Taylor Swift’s “Blank Space” was blasting over the speakers. Mentally, she was thinking, “I hate him and I’m never coming back to this place again.” Twelve songs and an hour later, she said to herself, “I love him and he’s amazing. I guess we can make up now.”
He challenged her. He pushed her outside of her comfort zone. He caused her pain. Not a bad pain. The kind of pain that forces you to dig deep within yourself to find strength that you didn’t know you had. He was the kind of person she needed in her life. Not HIM specifically. But the kind of person he represented. He was a challenger. He was a person who doesn’t allow things stay the way they are. A person who strives for something greater. A person who pushes others to be better.
SHE was my sister Kathleen. HE was our spin instructor Bob. And the lesson for the day was to seek out people who challenge you. Mentally and physically. As the lyrics from the T.S. “1989” album posed the question: When it’s over will the high be worth the pain?... I knew the answer. It’s the answer that comes with every positive challenger who enters your life. You must welcome them in. Listen to them. Observe them. Learn from them. And soak up everything that they have to teach you.
The challenge for my sister, and anyone who was riding a bike in the cycle studio that day, was obviously physical. The workout was exhausting. It was the kind of cardio that makes you want to quit because you’re not sure if your legs have the ability to last one more second while they speed round and round like a full-speed propellor. Plus, Bob found a way to use the handle bars as a bench press while he led us into nearly 300 pushups while racing in place to Lincoln Park and George Michael (an interesting music combination, but it worked). At some point during the ride, Bob told us that he would pour water on our heads if he didn’t think that we were working hard enough. This worried me for two reasons. One, I knew I was cheating a little bit on the bike’s resistance knob and I feared that Bob had psychic powers and would know I was only slightly dying, not fully dying. Reason number two, and maybe more concerning, I was sweating so much I didn’t want to lose a drop of my water bottle by having it poured on my already drenched head. I wondered if others in the room thought the same thing. But we all kept pedaling away. Breathing heavy. And dripping with sweat. Thankfully, no one ever was ever a victim of Bob’s “dunk tank.” Honestly, I think he was just kidding. But I didn’t want to be the one to call his bluff. He was a challenger. And the room was filled with people who were willing to take on his challenge. Like my sister, I was mentally cursing him. But after the hour’s challenge, I was thankful that he pushed me. I walked out of the building stronger and better than when I entered it that morning.

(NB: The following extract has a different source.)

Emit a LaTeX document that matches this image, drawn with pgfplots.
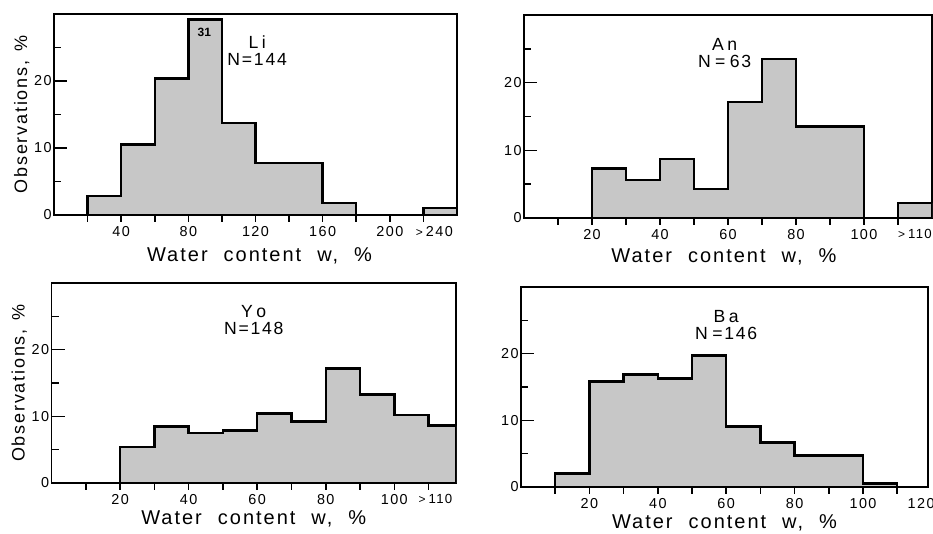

I’ve always been drawn to people who challenge me. Most of my strongest relationships come from people who challenge me mentally and physically. I find depth of character appealing. And I like people who make me wiser and bring substance to my life. My truest friends don’t always tell me what I want to hear. Nor do they debate me to the point of annoyance. But rather, we have positive conversations about growth, faith, and achieving our goals. And while I may not be the model for “happily ever after” yet, my strongest romantic relationships have been built with men who help me see life from a different perspective while still enjoying our commonalities. This could be something as simple as taking me out on the water for a day of fishing when the only thing I’m used to catching on a boat is a tan. Or something more important, like suggesting that I be the one to apologize after a bitter quarrel with a sibling simply because it’s the right thing to do (no matter who was at fault). So whether it’s a trainer who challenges me physically; or a friend who challenges me mentally; or a partner who challenges me on all levels, I always like a challenger in my life.
Seek out those who challenge you. They will bring wisdom, depth, and substance to your life. They will inspire you to be a better version of yourself. They will motivate you to take your goals to a new and higher level. They will help you empower yourself. They will teach you things you didn’t know were possible. They will bring out the best in you. And the good challenger will always be a positive force in your life.
Some challengers will stay forever. And some are only meant to be there for a moment in time. They are a gift to you. Accept them into your life with gratitude. And maybe one day, they will challenge you to be a challenger.